Majority Element - (Boyer-Moore-Voting-Algo)

Problem Link

Problem: Majority Element

Problem Statement

Given an array nums of size n, return the majority element.

The majority element is the element that appears more than ⌊n / 2⌋ times.
It is guaranteed that the majority element always exists.

Examples

Example 1
Input: nums = [3,2,3]
Output: 3

Example 2
Input: nums = [2,2,1,1,1,2,2]
Output: 2

Constraints

n == nums.length
1 <= n <= 5 * 10⁴
-10⁹ <= nums[i] <= 10⁹
A majority element always exists

Intuition

The problem asks for an element that appears more than half the time in the array.

A greedy cancellation approach (Boyer-Moore Voting Algorithm) can be used to solve it in O(n) time and O(1) space.

Approach

Boyer-Moore Voting Algorithm

Initialize candidate with the first element and set votes = 1.
Iterate over the array:
- If the current number is equal to the candidate, increment the vote.
- If it's different, decrement the vote.
- If the vote drops to 0, change the candidate to the current number and reset vote to 1.
At the end, the candidate will be the majority element (guaranteed by the problem).

Code (Java – Optimal O(n) Time, O(1) Space)

class Solution {
    public int majorityElement(int[] nums) {
        int candi = nums[0];
        int vote = 1;

        for (int i = 1; i < nums.length; i++) {
            if (nums[i] == candi) {
                vote++;
            } else if (vote == 0) {
                candi = nums[i];
                vote = 1;
            } else {
                vote--;
            }
        }

        return candi;
    }
}

Time and Space Complexity

Time Complexity: O(n)
Space Complexity: O(1)

Brute Force Approach

Idea

Use a HashMap to count the frequency of each element.
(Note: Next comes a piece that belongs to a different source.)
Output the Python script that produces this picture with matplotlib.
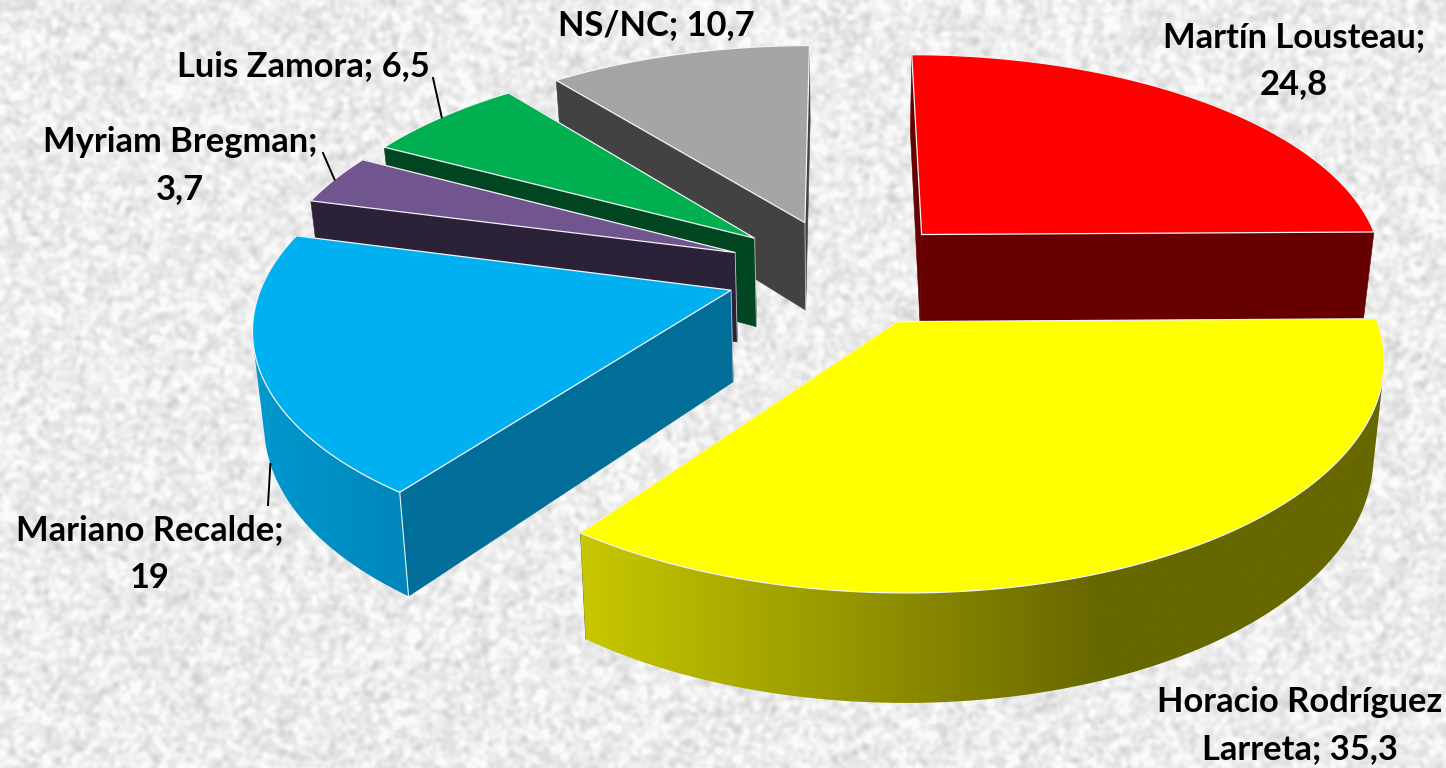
import numpy as np
import matplotlib
matplotlib.use("Agg")
import matplotlib.pyplot as plt
from matplotlib.patches import Polygon

# --- data ---
names = ["Martín Lousteau", "Horacio Rodríguez Larreta", "Mariano Recalde",
         "Myriam Bregman", "Luis Zamora", "NS/NC"]
values = [24.8, 35.3, 19.0, 3.7, 6.5, 10.7]
labels = ["Martín Lousteau;\n24,8", "Horacio Rodríguez\nLarreta; 35,3",
          "Mariano Recalde;\n19", "Myriam Bregman;\n3,7",
          "Luis Zamora; 6,5", "NS/NC; 10,7"]

# --- style ---
top_colors = ["#FF0000", "#FFFF00", "#00B0F0", "#70558F", "#00B050", "#A5A5A5"]
wall_colors = ["#660000", "#666600", "#006E99", "#2B2138", "#004620", "#424242"]
# horizontal rim gradients: (x start, x end, colour start, colour end)
rim_gradients = {1: (580, 1100, (200, 200, 0), (103, 103, 0)),
                 2: (260, 400, (0, 152, 205), (0, 135, 188))}
label_pos = [(1294, 61), (1300, 726), (150, 554), (180, 166), (303, 66), (656, 25)]
leaders = {2: ((268, 505), True), 3: ((323, 153), False), 4: ((433, 78), False)}
draw_order = [5, 4, 3, 2, 0, 1]
apex_crease = {2, 3, 4, 5}
corner_crease = {2}

# projection of the tilted pie
CX, CY, A, B, P, H, K, EXPL = 842.0, 272.0, 465.0, 216.0, 0.145, 90.5, 0.02, 0.25


def project(x, y, z=0.0):
    x, y = np.asarray(x, float), np.asarray(y, float)
    s = 1.0 / (1.0 + P * y)
    return CX + A * x * s * (1 - K * z), CY - B * y * s + H * z * s


def convex_hull(points):
    pts = sorted(set(map(tuple, np.round(points, 3))))

    def half(seq):
        out = []
        for q in seq:
            while len(out) > 1 and ((out[-1][0] - out[-2][0]) * (q[1] - out[-2][1])
                                    - (out[-1][1] - out[-2][1]) * (q[0] - out[-2][0])) <= 0:
                out.pop()
            out.append(q)
        return out[:-1]

    return np.array(half(pts) + half(pts[::-1]))


fig = plt.figure(figsize=(14.46, 7.68), dpi=100)
ax = fig.add_axes([0, 0, 1, 1])
ax.set_xlim(0, 1446)
ax.set_ylim(768, 0)
ax.set_autoscale_on(False)
ax.axis("off")

# speckled paper backdrop (decoration only)
rng = np.random.default_rng(7)
noise = rng.normal(size=(768, 1446))
fy = np.fft.fftfreq(768)[:, None]
fx = np.fft.fftfreq(1446)[None, :]
blur = np.exp(-(fx ** 2 + fy ** 2) * 2 * (np.pi * 2.4) ** 2)
tex = np.fft.ifft2(np.fft.fft2(noise) * blur).real
tex = tex / tex.std()
ax.imshow(np.clip(236 + 8 * tex, 198, 250), cmap="gray", vmin=0, vmax=255,
          extent=(0, 1446, 768, 0), aspect="auto", zorder=0, interpolation="bilinear")

total = sum(values)
edges = np.cumsum([0] + values) / total * 2 * np.pi
z = 1
geoms = {}
for i in draw_order:
    t0, t1 = edges[i], edges[i + 1]
    mid = (t0 + t1) / 2
    ox, oy = EXPL * np.sin(mid), EXPL * np.cos(mid)
    th = np.linspace(t0, t1, 240)
    ux, uy = ox + np.sin(th), oy + np.cos(th)
    tx, ty = project(ux, uy, 0)
    bx, by = project(ux, uy, 1)
    ax0, ay0 = project(ox, oy, 0)
    ax1, ay1 = project(ox, oy, 1)
    geoms[i] = (mid, ox, oy)
    # radial walls
    for j in (0, -1):
        ax.add_patch(Polygon([(ax0, ay0), (tx[j], ty[j]), (bx[j], by[j]), (ax1, ay1)],
                             closed=True, fc=wall_colors[i], ec=wall_colors[i], lw=0.4, zorder=z))
        z += 1
    # rim wall: the swept outline, the top face then covers its inner part
    rim_xy = convex_hull(np.column_stack([np.r_[tx, bx], np.r_[ty, by]]))
    if i in rim_gradients:
        x0, x1, c0, c1 = rim_gradients[i]
        xs = np.arange(int(rim_xy[:, 0].min()) - 2, int(rim_xy[:, 0].max()) + 3)
        w = np.clip((xs - x0) / (x1 - x0), 0, 1)[:, None]
        grad = (np.array(c0) * (1 - w) + np.array(c1) * w) / 255
        clip = Polygon(rim_xy, closed=True, fc="none", ec="none", transform=ax.transData)
        ax.add_patch(clip)
        im = ax.imshow(grad[None, :, :], extent=(xs[0], xs[-1], rim_xy[:, 1].max() + 2, rim_xy[:, 1].min() - 2),
                       aspect="auto", zorder=z, interpolation="bilinear")
        im.set_clip_path(clip)
    elif np.cos(mid) < 0.0:
        ax.add_patch(Polygon(rim_xy, closed=True, fc=wall_colors[i], ec=wall_colors[i], lw=0.4, zorder=z))
    z += 1
    # top face
    ax.add_patch(Polygon(np.column_stack([np.r_[ax0, tx], np.r_[ay0, ty]]), closed=True,
                         fc=top_colors[i], ec="#F4F4F4", lw=0.9, joinstyle="miter", zorder=z))
    z += 1
    # light creases on visible corners
    if i in corner_crease:
        ax.plot([tx[0], bx[0]], [ty[0], by[0]], color="#E8F4F8", lw=0.8, zorder=z)
    if i in apex_crease:
        ax.plot([ax0, ax1], [ay0, ay1], color="#C8C8C8", lw=0.6, zorder=z)
    z += 1

# labels and leader lines
for i, (lab, (lx, ly)) in enumerate(zip(labels, label_pos)):
    ax.text(lx, ly, lab, ha="center", va="center", fontsize=24.8, fontweight="bold",
            family="Lato", color="black", linespacing=1.58, zorder=z + 5)
for i, ((ex, ey), lower) in leaders.items():
    mid, ox, oy = geoms[i]
    sx, sy = project(ox + np.sin(mid), oy + np.cos(mid), 1 if lower else 0)
    ax.plot([ex, sx], [ey, sy], color="black", lw=1.4, zorder=z + 4)

fig.savefig("out.png", dpi=100)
Return the one whose count exceeds n / 2.

Code (Java – Brute Force)

class Solution {
    public int majorityElement(int[] nums) {
        Map<Integer, Integer> map = new HashMap<>();
        int threshold = nums.length / 2;

        for (int num : nums) {
            int freq = map.getOrDefault(num, 0) + 1;
            map.put(num, freq);
            if (freq > threshold) return num;
        }

        return -1;
    }
}

Time Complexity: O(n)
Space Complexity: O(n)

Dry Run of Boyer-Moore

Input: `nums = [2,2,1,1,1,2,2]`

i	nums[i]	candidate	vote	Action
0	2	2	1	Initialize
1	2	2	2	Same as candidate, vote++
2	1	2	1	Different, vote--
3	1	2	0	Different, vote--
4	1	1	1	vote was 0, set new candidate
5	2	1	0	Different, vote--
6	2	2	1	vote was 0, set new candidate

Result: 2

Conclusion

The Boyer-Moore Voting Algorithm is a highly efficient and elegant solution for the majority element problem. It leverages the fact that the majority element is guaranteed to exist and cancels out minority elements to find the correct one in linear time and constant space.